Weight relative to the intended tire combination is the fourth dimension. A forged wheel at 18 lbs paired with a 255/40R18 Michelin Pilot Sport Cup 2 in the 27 to 28 lb range produces a combined rotating mass of approximately 45–46 lbs per rear corner. The same fitment on a cast wheel at 24 lbs pushes that to 51–52 lbs per corner, a 12–14% increase in unsprung mass per corner. On a car already tuned for chassis balance, that difference is measurable in data and felt by the driver at turn-in. Track operators who have invested in alignment, dampers, and tires should factor wheel weight into the build budget with the same discipline as those other components.
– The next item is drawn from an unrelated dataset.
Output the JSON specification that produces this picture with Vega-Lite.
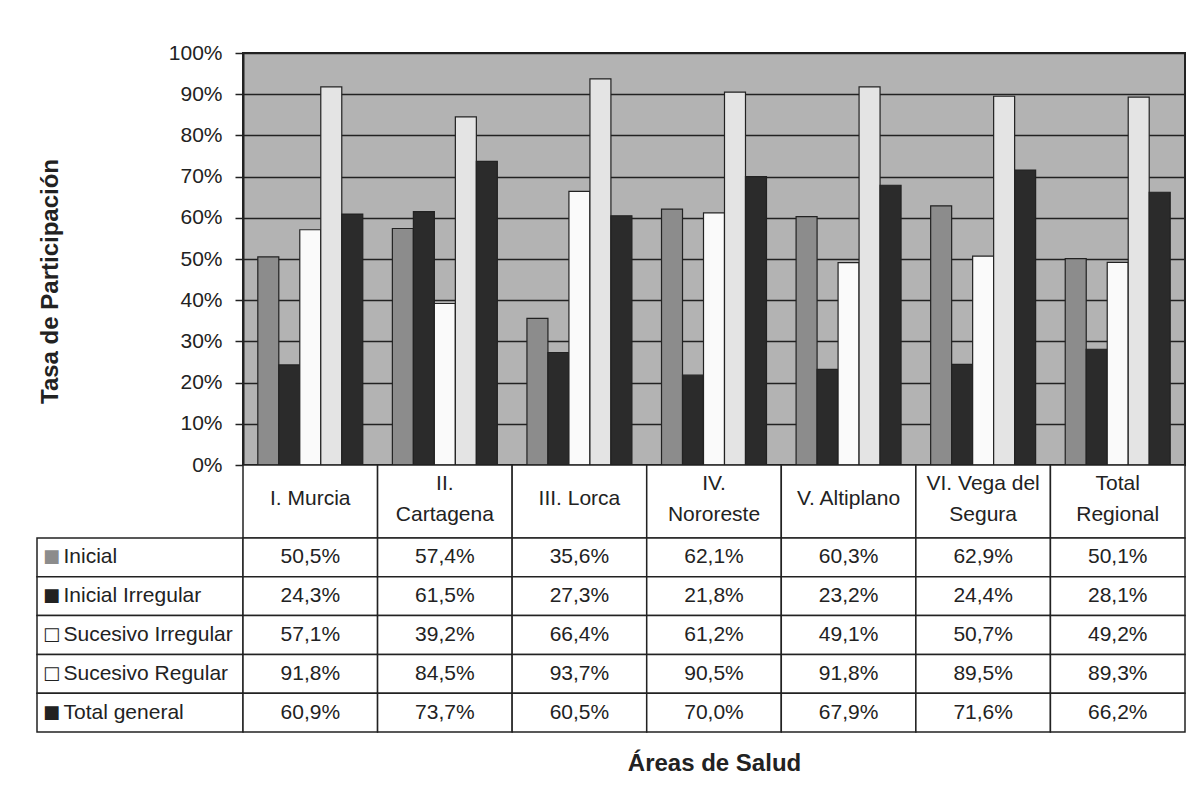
{
  "$schema": "https://vega.github.io/schema/vega-lite/v6.json",
  "background": "white",
  "padding": {"left": 36, "top": 41, "right": 5, "bottom": 5},
  "config": {
    "view": {"stroke": null},
    "font": "Liberation Sans",
    "locale": {"number": {"decimal": ",", "thousands": ".", "grouping": [3], "currency": ["", " €"]}}
  },
  "datasets": {
    "tasas": [
      {"area": "I. Murcia", "serie": "Inicial", "valor": 0.505},
      {"area": "I. Murcia", "serie": "Inicial Irregular", "valor": 0.243},
      {"area": "I. Murcia", "serie": "Sucesivo Irregular", "valor": 0.571},
      {"area": "I. Murcia", "serie": "Sucesivo Regular", "valor": 0.918},
      {"area": "I. Murcia", "serie": "Total general", "valor": 0.609},
      {"area": "II.\nCartagena", "serie": "Inicial", "valor": 0.574},
      {"area": "II.\nCartagena", "serie": "Inicial Irregular", "valor": 0.615},
      {"area": "II.\nCartagena", "serie": "Sucesivo Irregular", "valor": 0.392},
      {"area": "II.\nCartagena", "serie": "Sucesivo Regular", "valor": 0.845},
      {"area": "II.\nCartagena", "serie": "Total general", "valor": 0.737},
      {"area": "III. Lorca", "serie": "Inicial", "valor": 0.356},
      {"area": "III. Lorca", "serie": "Inicial Irregular", "valor": 0.273},
      {"area": "III. Lorca", "serie": "Sucesivo Irregular", "valor": 0.664},
      {"area": "III. Lorca", "serie": "Sucesivo Regular", "valor": 0.937},
      {"area": "III. Lorca", "serie": "Total general", "valor": 0.605},
      {"area": "IV.\nNororeste", "serie": "Inicial", "valor": 0.621},
      {"area": "IV.\nNororeste", "serie": "Inicial Irregular", "valor": 0.218},
      {"area": "IV.\nNororeste", "serie": "Sucesivo Irregular", "valor": 0.612},
      {"area": "IV.\nNororeste", "serie": "Sucesivo Regular", "valor": 0.905},
      {"area": "IV.\nNororeste", "serie": "Total general", "valor": 0.700},
      {"area": "V. Altiplano", "serie": "Inicial", "valor": 0.603},
      {"area": "V. Altiplano", "serie": "Inicial Irregular", "valor": 0.232},
      {"area": "V. Altiplano", "serie": "Sucesivo Irregular", "valor": 0.491},
      {"area": "V. Altiplano", "serie": "Sucesivo Regular", "valor": 0.918},
      {"area": "V. Altiplano", "serie": "Total general", "valor": 0.679},
      {"area": "VI. Vega del\nSegura", "serie": "Inicial", "valor": 0.629},
      {"area": "VI. Vega del\nSegura", "serie": "Inicial Irregular", "valor": 0.244},
      {"area": "VI. Vega del\nSegura", "serie": "Sucesivo Irregular", "valor": 0.507},
      {"area": "VI. Vega del\nSegura", "serie": "Sucesivo Regular", "valor": 0.895},
      {"area": "VI. Vega del\nSegura", "serie": "Total general", "valor": 0.716},
      {"area": "Total\nRegional", "serie": "Inicial", "valor": 0.501},
      {"area": "Total\nRegional", "serie": "Inicial Irregular", "valor": 0.281},
      {"area": "Total\nRegional", "serie": "Sucesivo Irregular", "valor": 0.492},
      {"area": "Total\nRegional", "serie": "Sucesivo Regular", "valor": 0.893},
      {"area": "Total\nRegional", "serie": "Total general", "valor": 0.662}
    ]
  },
  "columns": 2,
  "spacing": 0,
  "bounds": "flush",
  "resolve": {"scale": {"x": "independent", "y": "independent", "color": "independent"}},
  "concat": [
    {
      "width": 206, "height": 412,
      "data": {"values": [{}]},
      "mark": {"type": "point", "opacity": 0}
    },
    {
      "width": 942, "height": 412,
      "data": {"name": "tasas"},
      "view": {"fill": "#b3b3b3", "stroke": "#222222", "strokeWidth": 2},
      "mark": {"type": "bar", "stroke": "#222222", "strokeWidth": 1.2},
      "encoding": {
        "x": {"field": "area", "type": "nominal", "sort": null, "scale": {"paddingInner": 0.22, "paddingOuter": 0.11}, "axis": null},
        "xOffset": {"field": "serie", "type": "nominal", "sort": null, "scale": {"paddingInner": 0, "paddingOuter": 0}},
        "y": {
          "field": "valor", "type": "quantitative",
          "scale": {"domain": [0, 1]},
          "axis": {
            "values": [0, 0.1, 0.2, 0.3, 0.4, 0.5, 0.6, 0.7, 0.8, 0.9, 1],
            "format": ".0%",
            "grid": true, "gridColor": "#222222", "gridWidth": 1.5, "gridOpacity": 1,
            "tickColor": "#222222", "tickSize": 8, "tickWidth": 1.5,
            "domainColor": "#222222", "domainWidth": 2,
            "labelFontSize": 21, "labelColor": "#222222", "labelPadding": 13,
            "title": "Tasa de Participación",
            "titleFontSize": 24, "titleFontWeight": "bold", "titleColor": "#222222",
            "titleX": -193, "titleY": 228, "titleAngle": 270, "titleAlign": "center", "titleBaseline": "middle"
          }
        },
        "color": {
          "field": "serie", "type": "nominal", "sort": null,
          "scale": {
            "domain": ["Inicial", "Inicial Irregular", "Sucesivo Irregular", "Sucesivo Regular", "Total general"],
            "range": ["#8c8c8c", "#2b2b2b", "#fafafa", "#e4e4e4", "#2b2b2b"]
          },
          "legend": null
        }
      }
    },
    {
      "width": 206, "height": 73,
      "data": {"values": [{}]},
      "mark": {"type": "point", "opacity": 0}
    },
    {
      "width": 942, "height": 73,
      "data": {"name": "tasas"},
      "transform": [{"filter": "datum.serie === 'Inicial'"}],
      "encoding": {
        "x": {"field": "area", "type": "nominal", "sort": null, "scale": {"paddingInner": 0, "paddingOuter": 0}, "axis": null}
      },
      "layer": [
        {"mark": {"type": "rect", "fill": "white", "stroke": "#222222", "strokeWidth": 1.5}},
        {
          "transform": [{"filter": "indexof(datum.area, '\\n') < 0"}],
          "mark": {"type": "text", "fontSize": 21, "color": "#222222", "dy": -3},
          "encoding": {"text": {"field": "area"}}
        },
        {
          "transform": [{"filter": "indexof(datum.area, '\\n') >= 0"}],
          "mark": {"type": "text", "fontSize": 21, "lineBreak": "\n", "lineHeight": 31, "color": "#222222", "dy": -18},
          "encoding": {"text": {"field": "area"}}
        }
      ]
    },
    {
      "width": 206, "height": 194,
      "data": {"name": "tasas"},
      "transform": [{"filter": "datum.area === 'I. Murcia'"}],
      "mark": {"type": "rect", "fill": "white", "stroke": "#222222", "strokeWidth": 1.5},
      "encoding": {
        "y": {
          "field": "serie", "type": "nominal", "sort": null,
          "scale": {"paddingInner": 0, "paddingOuter": 0},
          "axis": {
            "orient": "left", "zindex": 1,
            "labelExpr": "indexof(['Inicial','Inicial Irregular','Total general'], datum.value) >= 0 ? '■' : '□'",
            "labelAlign": "center", "labelPadding": -14, "ticks": false, "domain": false, "title": null,
            "labelFontSize": 18, "labelFont": "DejaVu Sans",
            "labelColor": {"condition": {"test": "datum.value === 'Inicial'", "value": "#8c8c8c"}, "value": "#222222"}
          }
        }
      }
    },
    {
      "width": 942, "height": 194,
      "data": {"name": "tasas"},
      "encoding": {
        "x": {
          "field": "area", "type": "nominal", "sort": null,
          "scale": {"paddingInner": 0, "paddingOuter": 0},
          "axis": {
            "orient": "bottom", "labels": false, "ticks": false, "domain": false,
            "title": "Áreas de Salud", "titleFontSize": 24, "titleFontWeight": "bold", "titleColor": "#222222", "titlePadding": 19
          }
        },
        "y": {
          "field": "serie", "type": "nominal", "sort": null,
          "scale": {"paddingInner": 0, "paddingOuter": 0},
          "axis": {
            "orient": "left", "zindex": 1, "labelAlign": "left", "labelPadding": 180,
            "ticks": false, "domain": false, "title": null,
            "labelFontSize": 21, "labelColor": "#222222"
          }
        }
      },
      "layer": [
        {"mark": {"type": "rect", "fill": "white", "stroke": "#222222", "strokeWidth": 1.5}},
        {
          "mark": {"type": "text", "fontSize": 21, "color": "#222222"},
          "encoding": {"text": {"field": "valor", "type": "quantitative", "format": ".1%"}}
        }
      ]
    }
  ]
}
Frequently Asked Questions

What bolt pattern and hub bore does the BMW E46 M3 use?

The BMW E46 M3 uses a 5x120 bolt pattern and a 72.6mm hub bore across all model years. Aftermarket wheels must match both specifications; a wheel bored to 72.5mm or 73.0mm requires a hub-centric ring to prevent vibration and hub stress under track loads.

What offset range works for an E46 M3 on a track build?
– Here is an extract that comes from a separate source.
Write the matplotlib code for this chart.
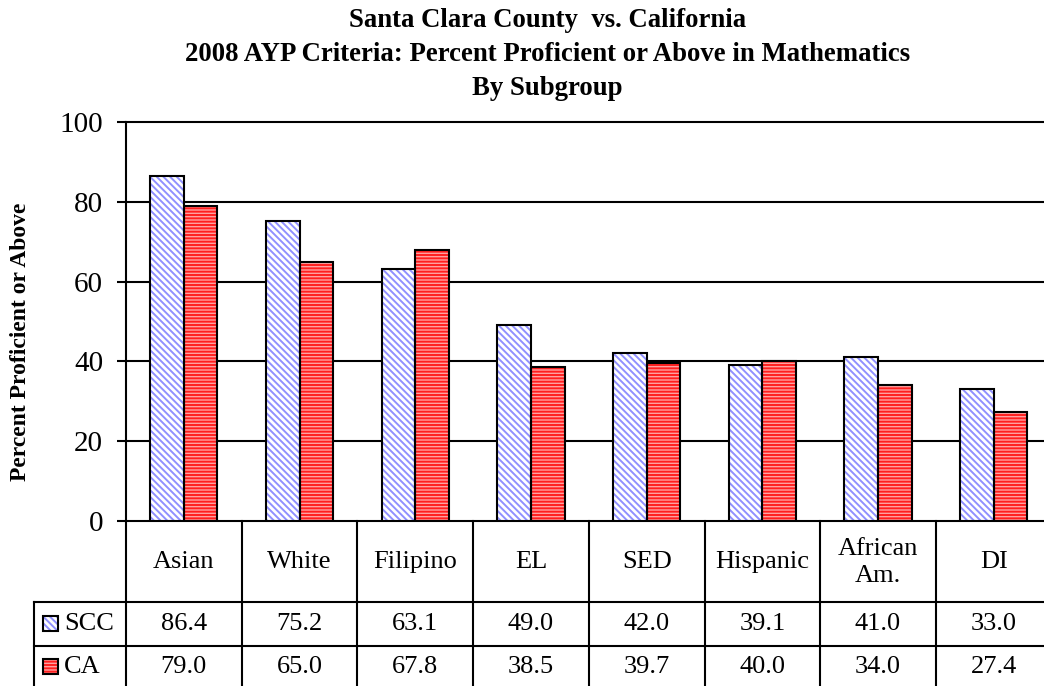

For a track-prepped E46 M3 on stock bodywork, front offsets in the +35 to +45 range and rear offsets in the +22 to +35 range are commonly used with 18x8.5 front and 18x9.5 to 18x10 rear fitments. Operators running wider tires or flared bodywork may push the rear offset lower, toward +15 to +20, but should confirm clearance against suspension travel and brake line routing before finalizing.
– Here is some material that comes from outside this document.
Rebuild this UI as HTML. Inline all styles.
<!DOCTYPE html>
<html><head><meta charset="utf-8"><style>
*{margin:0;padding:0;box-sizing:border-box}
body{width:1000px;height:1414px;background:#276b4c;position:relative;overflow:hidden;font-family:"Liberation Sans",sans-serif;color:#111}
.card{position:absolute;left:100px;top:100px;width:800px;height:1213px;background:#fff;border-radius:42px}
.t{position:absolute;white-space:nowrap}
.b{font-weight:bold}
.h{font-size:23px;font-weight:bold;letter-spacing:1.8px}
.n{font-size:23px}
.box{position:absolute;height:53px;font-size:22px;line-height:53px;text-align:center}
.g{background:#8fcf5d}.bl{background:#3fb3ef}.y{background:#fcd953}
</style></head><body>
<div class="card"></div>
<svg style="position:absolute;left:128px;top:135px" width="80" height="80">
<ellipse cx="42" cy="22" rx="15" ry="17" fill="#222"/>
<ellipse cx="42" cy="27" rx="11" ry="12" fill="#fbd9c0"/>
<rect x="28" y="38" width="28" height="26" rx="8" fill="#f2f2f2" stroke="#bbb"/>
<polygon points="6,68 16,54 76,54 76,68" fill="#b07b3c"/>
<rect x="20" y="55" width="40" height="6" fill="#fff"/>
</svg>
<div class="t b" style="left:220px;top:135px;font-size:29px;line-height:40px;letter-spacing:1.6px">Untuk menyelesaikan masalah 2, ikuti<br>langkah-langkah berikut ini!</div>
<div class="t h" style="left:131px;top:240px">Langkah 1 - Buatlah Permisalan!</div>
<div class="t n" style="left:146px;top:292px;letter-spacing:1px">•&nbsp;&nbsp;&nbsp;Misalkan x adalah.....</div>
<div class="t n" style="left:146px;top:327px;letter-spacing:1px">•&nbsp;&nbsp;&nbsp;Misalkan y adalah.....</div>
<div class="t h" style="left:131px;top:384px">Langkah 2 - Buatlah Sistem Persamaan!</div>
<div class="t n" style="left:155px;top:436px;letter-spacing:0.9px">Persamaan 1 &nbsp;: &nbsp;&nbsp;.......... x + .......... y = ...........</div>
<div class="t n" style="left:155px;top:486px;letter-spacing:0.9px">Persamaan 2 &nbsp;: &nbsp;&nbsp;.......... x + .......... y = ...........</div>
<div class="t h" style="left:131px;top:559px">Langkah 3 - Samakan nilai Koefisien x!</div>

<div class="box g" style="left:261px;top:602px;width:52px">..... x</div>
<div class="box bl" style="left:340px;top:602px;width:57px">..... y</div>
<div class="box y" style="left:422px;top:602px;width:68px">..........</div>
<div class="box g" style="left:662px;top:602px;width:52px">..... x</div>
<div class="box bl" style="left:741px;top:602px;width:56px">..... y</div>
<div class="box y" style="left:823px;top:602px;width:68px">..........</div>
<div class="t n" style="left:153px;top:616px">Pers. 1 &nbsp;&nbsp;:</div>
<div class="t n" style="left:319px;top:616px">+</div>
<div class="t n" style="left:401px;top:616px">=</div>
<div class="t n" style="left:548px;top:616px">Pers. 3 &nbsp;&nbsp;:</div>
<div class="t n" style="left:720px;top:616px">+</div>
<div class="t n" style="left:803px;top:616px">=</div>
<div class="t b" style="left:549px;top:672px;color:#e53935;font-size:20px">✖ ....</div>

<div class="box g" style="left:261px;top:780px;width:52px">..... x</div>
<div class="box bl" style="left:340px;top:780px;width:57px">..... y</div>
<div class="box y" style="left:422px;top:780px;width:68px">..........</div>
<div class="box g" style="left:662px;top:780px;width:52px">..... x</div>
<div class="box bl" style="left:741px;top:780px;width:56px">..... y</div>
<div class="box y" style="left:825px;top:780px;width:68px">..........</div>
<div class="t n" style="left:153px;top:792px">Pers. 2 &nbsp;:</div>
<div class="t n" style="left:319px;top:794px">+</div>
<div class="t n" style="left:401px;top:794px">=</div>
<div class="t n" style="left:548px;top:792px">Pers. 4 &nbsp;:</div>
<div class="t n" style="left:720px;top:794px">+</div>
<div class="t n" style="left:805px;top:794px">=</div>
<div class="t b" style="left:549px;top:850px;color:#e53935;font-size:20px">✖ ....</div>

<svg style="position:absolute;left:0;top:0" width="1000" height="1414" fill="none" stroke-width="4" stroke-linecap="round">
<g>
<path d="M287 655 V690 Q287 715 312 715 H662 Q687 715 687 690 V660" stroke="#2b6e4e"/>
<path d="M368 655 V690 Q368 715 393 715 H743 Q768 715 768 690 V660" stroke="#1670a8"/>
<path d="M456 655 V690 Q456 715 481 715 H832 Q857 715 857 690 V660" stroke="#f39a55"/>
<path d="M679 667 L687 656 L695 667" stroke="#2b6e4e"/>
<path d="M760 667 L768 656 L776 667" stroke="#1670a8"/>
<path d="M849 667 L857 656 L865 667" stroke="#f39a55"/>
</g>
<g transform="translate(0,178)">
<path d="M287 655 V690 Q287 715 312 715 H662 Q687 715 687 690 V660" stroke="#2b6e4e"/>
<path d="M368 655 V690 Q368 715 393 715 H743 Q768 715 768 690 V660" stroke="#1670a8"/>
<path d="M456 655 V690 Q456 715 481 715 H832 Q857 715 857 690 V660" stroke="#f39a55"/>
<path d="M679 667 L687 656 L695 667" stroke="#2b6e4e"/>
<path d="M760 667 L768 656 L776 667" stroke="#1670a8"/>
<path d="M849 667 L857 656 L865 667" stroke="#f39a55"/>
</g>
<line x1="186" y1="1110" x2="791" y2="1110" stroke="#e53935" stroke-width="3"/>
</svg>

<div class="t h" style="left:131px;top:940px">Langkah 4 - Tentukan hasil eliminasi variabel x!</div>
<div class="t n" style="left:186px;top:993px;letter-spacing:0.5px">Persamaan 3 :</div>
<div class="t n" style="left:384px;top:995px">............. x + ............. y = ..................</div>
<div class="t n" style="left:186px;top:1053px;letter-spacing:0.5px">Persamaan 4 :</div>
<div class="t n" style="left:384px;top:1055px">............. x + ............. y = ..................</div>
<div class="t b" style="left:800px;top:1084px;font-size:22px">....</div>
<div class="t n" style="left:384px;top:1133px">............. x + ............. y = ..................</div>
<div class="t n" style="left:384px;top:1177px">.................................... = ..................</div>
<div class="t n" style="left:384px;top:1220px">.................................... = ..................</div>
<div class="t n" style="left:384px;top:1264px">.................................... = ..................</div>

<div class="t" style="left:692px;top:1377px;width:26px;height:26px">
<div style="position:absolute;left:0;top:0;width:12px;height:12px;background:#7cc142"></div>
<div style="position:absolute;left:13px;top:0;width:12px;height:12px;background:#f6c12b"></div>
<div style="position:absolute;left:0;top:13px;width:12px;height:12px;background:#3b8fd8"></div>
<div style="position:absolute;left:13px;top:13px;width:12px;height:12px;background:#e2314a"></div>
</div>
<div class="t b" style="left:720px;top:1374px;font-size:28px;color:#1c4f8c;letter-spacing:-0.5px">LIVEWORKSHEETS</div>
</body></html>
Why does lug seat type matter for the E46 M3?

The E46 M3 uses a spherical radius lug seat rather than the 60-degree conical seat that most aftermarket wheels default to. Using a conical-seat wheel with the factory radius-seat lugs creates point contact instead of full-surface bearing contact, which leads to lug loosening, fretting corrosion on the seat face, and eventual stud fatigue under the vibration loads of track use.

How much weight can a forged wheel save over a cast wheel on an E46 M3?

A forged monoblock wheel in a track-appropriate fitment typically weighs 17 to 19 lbs, compared to 23 to 26 lbs for a comparable cast wheel. Across four corners, that translates to 16 to 36 lbs of unsprung mass reduction, which improves wheel-speed response, suspension compliance over curbs and seams, and steering feel at the limit.

Conclusion

A track-prepped E46 M3 demands a forged wheel order that specifies 5x120 bolt pattern, 72.6mm hub bore, spherical radius lug seat, and an offset tuned to the car’s specific brake package and bodywork. Catalog brands like Volk and BBS cover the most common fitments but cannot accommodate the full range of offsets and widths that a seriously prepared car often requires. The configurator-driven workflow that J-Curve Racing uses, and that custom builders like Forgeline also offer through their own processes, is the appropriate tool for this application precisely because it captures each fitment variable as a discrete input rather than forcing the buyer to select the nearest stocked SKU.

The weight and construction arguments for forged monoblock aluminum are well established in the track community and hold at the E46 M3’s weight class and tire sizes. An operator who has already committed to the corner-weight, alignment, and tire investments that a properly prepared E46 demands should treat wheel construction and fitment accuracy as part of the same discipline, not as a secondary or cosmetic choice.